Like birds instinctively driven to migrate, I am semi-annually drawn to the Big Easy. I’ve never lived in New Orleans or parts there about, nor do I have any friends or relatives in residence, past or present. I am a stranger in a familiar land. Even still, my visits to NOLA over the years, both pre- and post-Katrina, leave me with a low grade fever in my consciousness that can best be described as homesickness. Homesick. For a place I’ve never called home.

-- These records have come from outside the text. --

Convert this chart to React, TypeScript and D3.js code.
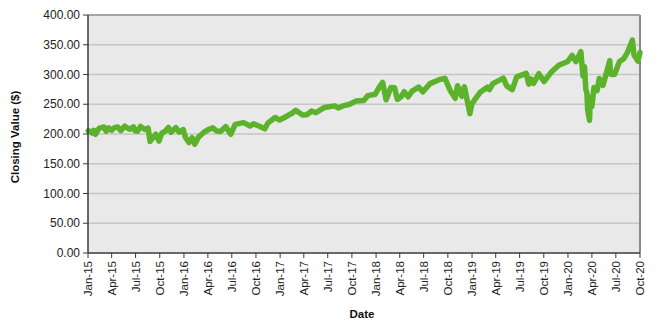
import React from "react";
import * as d3 from "d3";

const dates: string[] = [
  "2015-01-02","2015-01-09","2015-01-16","2015-01-23","2015-01-30","2015-02-06","2015-02-13","2015-03-02","2015-03-11","2015-03-20","2015-04-01","2015-04-10","2015-04-24","2015-05-06","2015-05-21","2015-06-08","2015-06-23","2015-06-29","2015-07-08","2015-07-20","2015-08-06","2015-08-18","2015-08-25","2015-09-01","2015-09-16","2015-09-28","2015-10-09","2015-10-23","2015-11-03","2015-11-13","2015-12-01","2015-12-14","2015-12-29",
  "2016-01-07","2016-01-20","2016-02-01","2016-02-11","2016-02-26","2016-03-15","2016-04-01","2016-04-20","2016-05-05","2016-05-19","2016-06-08","2016-06-27","2016-07-14","2016-08-15","2016-09-09","2016-09-22","2016-10-14","2016-11-04","2016-11-15","2016-12-13","2016-12-30",
  "2017-01-26","2017-02-15","2017-03-01","2017-03-27","2017-04-13","2017-05-01","2017-05-17","2017-06-19","2017-07-27","2017-08-10","2017-09-01","2017-09-22","2017-10-16","2017-11-15","2017-12-01","2017-12-29",
  "2018-01-12","2018-01-26","2018-02-08","2018-02-26","2018-03-12","2018-03-23","2018-04-06","2018-04-18","2018-05-03","2018-05-18","2018-06-12","2018-06-28","2018-07-25","2018-08-29","2018-09-20","2018-10-11","2018-10-29","2018-11-07","2018-11-23","2018-12-03","2018-12-24","2018-12-31",
  "2019-01-15","2019-02-01","2019-02-28","2019-03-08","2019-03-21","2019-04-30","2019-05-13","2019-06-03","2019-06-20","2019-07-26","2019-08-05","2019-08-13","2019-08-23","2019-09-12","2019-10-02","2019-10-28","2019-11-27","2019-12-31",
  "2020-01-17","2020-01-31","2020-02-19","2020-02-27","2020-03-04","2020-03-09","2020-03-13","2020-03-16","2020-03-23","2020-03-26","2020-04-01","2020-04-09","2020-04-21","2020-04-29","2020-05-13","2020-06-08","2020-06-11","2020-06-26","2020-07-15","2020-07-31","2020-08-14","2020-09-02","2020-09-08","2020-09-23","2020-10-01"
];

const closes: number[] = [
  205.4,204.3,201.6,206.1,199.4,205.6,209.8,211.9,204.5,210.4,206.4,210.2,211.9,205.7,213.1,207.9,212.0,205.4,204.5,212.6,207.5,209.9,187.3,191.8,199.7,188.1,201.4,205.3,211.0,202.9,210.7,203.0,207.4,
  194.1,185.6,193.7,182.9,195.1,202.2,206.9,210.4,205.0,204.2,212.4,199.6,216.1,219.1,213.3,217.2,213.1,208.6,218.3,227.8,223.5,
  229.9,234.9,239.8,231.9,232.5,238.7,235.8,244.6,247.3,243.8,247.8,250.0,255.3,256.4,264.5,266.9,
  278.0,286.6,257.6,278.0,277.9,258.1,262.5,271.0,262.6,272.0,278.9,270.9,284.7,291.3,293.6,272.2,259.9,281.0,263.3,279.3,234.3,249.9,
  260.0,270.1,278.7,274.5,284.7,294.0,280.9,274.6,295.9,302.0,283.8,292.5,284.9,301.3,288.1,303.3,315.5,321.9,
  331.9,321.7,338.3,297.5,312.9,274.2,269.3,239.9,222.9,261.2,246.2,278.2,273.0,293.2,281.6,323.2,300.6,300.1,321.9,326.5,336.8,357.7,333.2,322.6,337.0
];

const yTicks: number[] = [0, 50, 100, 150, 200, 250, 300, 350, 400];
const xTickDates: string[] = [
  "2015-01-01","2015-04-01","2015-07-01","2015-10-01",
  "2016-01-01","2016-04-01","2016-07-01","2016-10-01",
  "2017-01-01","2017-04-01","2017-07-01","2017-10-01",
  "2018-01-01","2018-04-01","2018-07-01","2018-10-01",
  "2019-01-01","2019-04-01","2019-07-01","2019-10-01",
  "2020-01-01","2020-04-01","2020-07-01","2020-10-01"
];

const W = 663, H = 326;
const L = 88, R = 640, T = 15, B = 253;

export default function App() {
  const parse = d3.timeParse("%Y-%m-%d");
  const fmt = d3.timeFormat("%b-%y");
  const data = dates.map((d, i) => ({ date: parse(d) as Date, value: closes[i] }));
  const ticks = xTickDates.map((d) => parse(d) as Date);
  const x = d3.scaleTime().domain([ticks[0], ticks[ticks.length - 1]]).range([L, R]);
  const y = d3.scaleLinear().domain([0, 400]).range([B, T]);
  const line = d3.line<{ date: Date; value: number }>().x((d) => x(d.date)).y((d) => y(d.value));
  const font = "Arial, 'Liberation Sans', sans-serif";

  return (
    <div style={{ position: "absolute", left: 0, top: 0, width: W, height: H, background: "#fff" }}>
      <svg width={W} height={H} style={{ display: "block" }}>
        <rect x={L} y={T} width={R - L} height={B - T} fill="#e9e9e9" />
        {yTicks.filter((v) => v > 0 && v < 400).map((v) => (
          <line key={v} x1={L} x2={R} y1={y(v)} y2={y(v)} stroke="#c6c6c6" strokeWidth={1.5} />
        ))}
        <line x1={L} x2={R} y1={T} y2={T} stroke="#8a8a8a" strokeWidth={1.5} />
        <line x1={R} x2={R} y1={T} y2={B} stroke="#8a8a8a" strokeWidth={2} />
        <path d={line(data) || ""} fill="none" stroke="#5cb22a" strokeWidth={5.5} strokeLinejoin="round" strokeLinecap="round" />
        <line x1={L} x2={L} y1={T} y2={B} stroke="#3a3a3a" strokeWidth={1.5} />
        <line x1={L} x2={R} y1={B} y2={B} stroke="#3a3a3a" strokeWidth={1.5} />
        {yTicks.map((v) => (
          <g key={"yt" + v}>
            <line x1={L - 5} x2={L} y1={y(v)} y2={y(v)} stroke="#3a3a3a" strokeWidth={1} />
            <text x={L - 8} y={y(v)} dy="0.35em" textAnchor="end" fontFamily={font} fontSize={12} fill="#222">
              {d3.format(".2f")(v)}
            </text>
          </g>
        ))}
        {ticks.map((t, i) => (
          <g key={"xt" + i}>
            <line x1={x(t)} x2={x(t)} y1={B} y2={B + 5} stroke="#3a3a3a" strokeWidth={1} />
            <text
              transform={`translate(${x(t)},${B + 8}) rotate(-90)`}
              dy="0.35em"
              textAnchor="end"
              fontFamily={font}
              fontSize={11.5}
              fill="#222"
            >
              {fmt(t)}
            </text>
          </g>
        ))}
        <text x={362} y={318} textAnchor="middle" fontFamily={font} fontSize={11.5} fontWeight="bold" fill="#111">
          Date
        </text>
        <text transform={`translate(19,137) rotate(-90)`} textAnchor="middle" fontFamily={font} fontSize={11.5} fontWeight="bold" fill="#111">
          Closing Value ($)
        </text>
      </svg>
    </div>
  );
}
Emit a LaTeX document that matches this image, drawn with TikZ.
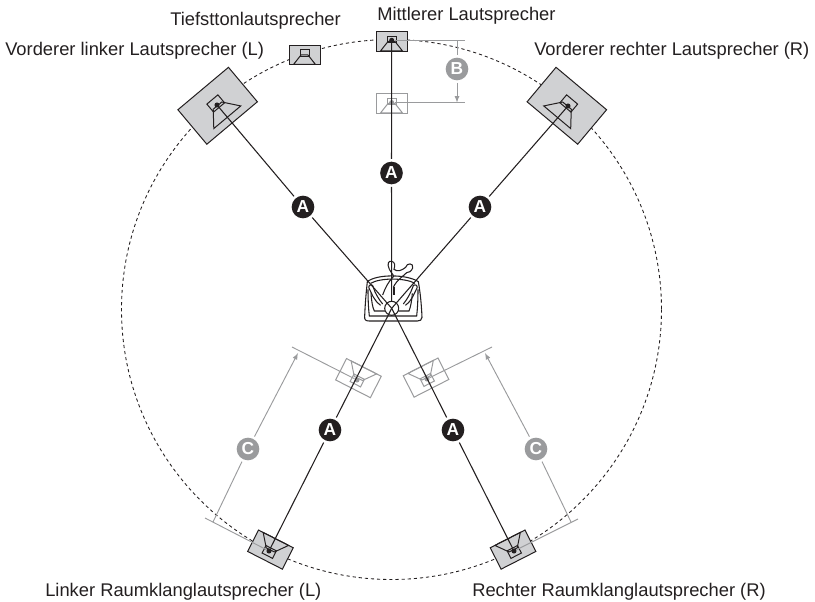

I’m a native New Yorker, a Harlemite of southern heritage by way of the 20th-century northern migration of generations of African-Americans from the South. By virtue of my geographical pedigree, I’m admittedly jaded. Living in New York can do that. Yet, the first time I heard New Orleans-style brass band music emanating from the front of Café Du Monde, I was moved — flesh and soul — by a sound I thought to be the biggest, most joyful noise I’d ever heard. I knew this sound — like the muffaletta sandwich, like Mardi Gras and the Mardi Gras Indians, like Bourbon Street, even like the shameless We Live to Eat tag line — as an indigenous quality of the enchanting culture. So began my fan-ship for Rebirth Brass Band, Hot 8 and NOLA’s other native sons synonymous with the city’s music scene.

Still, every departure from the city that serenades my soul, leaves me heavy hearted, slightly disoriented and homesick, so to speak, for weeks afterward. NOLA — its sights and sounds, smells and tastes — invade my thoughts and my dreams like no other place, not even the place I truly reside. With several visits to New Orleans under my belt (the last fortuitously occurring during Restaurant Week 2013) I have yet to make sense of the emotional aftermath of leaving. There is such a thing as Jerusalem Syndrome. Could NOLA have its own syndrome, too?

It’s sand and sun for this year’s vacation. I pride myself on possessing the Gift-of-Goodbye, not given to emotional haranguing and indecision when it comes to change. But . . . NOLA , specifically leaving NOLA, is complicated for me, like a revolving door relationship where hope lives but progress cannot.

My thoughts have already turned to getting back to NOLA. Maybe I’ll never decipher my feelings about New Orleans, but what I know for sure is: At some point, we all want to go home again.